Athletics, Aquatics, Cycling, and Fencing: Quite a few sports have been part of every Summer Olympics since the first modern games in Athens 1896. But for every one of those, there’s a long list of events that have been added, or removed, or both. In fact, it’s not uncommon at all for a sport to be dropped and then picked up again years later, reflecting an increase in the sport’s international popularity. (Some, like tug-of-war and croquet, were dropped and never seen again.)
Which brings us to the October announcement by the International Olympic Committee: Five sports will appear (or re-appear) at the 2028 games in Los Angeles: Flag Football, Cricket, Lacrosse, Squash, and Baseball/Softball (for men and women, respectively). They’re kind of all over the place in popularity, so let’s break ‘em down!
The second-most watched sport in the world behind association football, cricket draws an eye-popping audience of 2.5 billion, most in the Commonwealth of Nations. The International Cricket Council says the sport is played at some level in more than 120 countries, including 32 professional cricket leagues that employ some 4,200 professional cricketers.
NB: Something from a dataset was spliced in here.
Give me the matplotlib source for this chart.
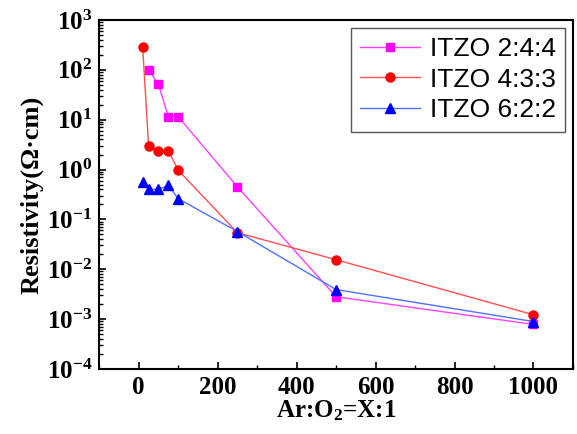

Virat Kohli, an Indian player, has 262 million Instagram followers.
Originating in the Southeast of England before the voyage of the Mayflower, the bat-and-ball game has already had two(ish) appearances as an Olympic event. It was scheduled at the first modern games, where it would have been the only team sport – it was canceled due to insufficient interest – and four years later, England beat France for the gold medal in Paris, even though (a) neither team was nationally selected, but just regular club teams, (b) the French team was mostly British expats, and (c) there was no bronze medalist, because the other two teams dropped out.
We’re sure there will be more competition in 2028.
The World Baseball Softball Confederation estimates that more than 65 million people participate in baseball and softball in 141 countries around the world. Regular viewers number 500 million, mostly in North America and Japan.
The IOC has been hot and cold to the sports over the years: Baseball has had six appearances since Barcelona 1992, and softball five since Atlanta 1996. In 2012, both fell victim to contraction (the fact that MLB players were unwilling to play during the overlapping schedules surely didn’t help). The sports had a reprise at Tokyo 2020, but won’t be at Paris 2024. And at Brisbane ‘32? Who knows, mate?
Flag football is one of the newbies to the world of Olympic sports with its addition to the Los Angeles 2028 Games. According to the International Federation of American Football, an estimated 20 million people in 100 countries play flag football, including 7.1 million in the U.S. alone. (Naturally, the NFL is over the moon about this new worldwide spotlight.)
From its beginnings as a diversion for American soldiers during World War II, to an organized sport popular around the world, flag football has come a long way. The sport made its major international debut at the 2022 World Games in Birmingham, Alabama, paving the way for the 2024 IFAF Flag Football World Championship in Lahti, Finland, just a few weeks after the Paris Olympics.
The origins of Lacrosse can be traced back some nine centuries, to a tribal ball-and-stick game that was played by the indigenous peoples of the Eastern Woodlands and some Plains Indians. Now it’s the official national summer sport of Canada, one of the fastest growing sports in U.S. high schools and colleges, and the favored pastime of 90 World Lacrosse member countries around the globe.
Not surprisingly, Canada took gold at the 1904 and 1908 Olympics. After that, it was an exhibition sport in 1920, 1932, and 1948, so L.A. will be see medals awarded for the first time in 120 years. (We bet none of those old Team Canada players will be in attendance.)
After several previous failed attempts, squash is coming to the 2028 Olympics.
Played one-on-one in a four-walled court, squash is one of the most popular racket sports, enjoyed by about 25 million people worldwide. It’s especially popular in Egypt, home to seven of the top ten men’s players and four of the top ten women’s players. A descendant of an older game called “rackets”, squash first appeared on the scene at Harrow School in London around 1830. The first squash court in North America popped up in New Hampshire in 1884; a national association followed in 1904.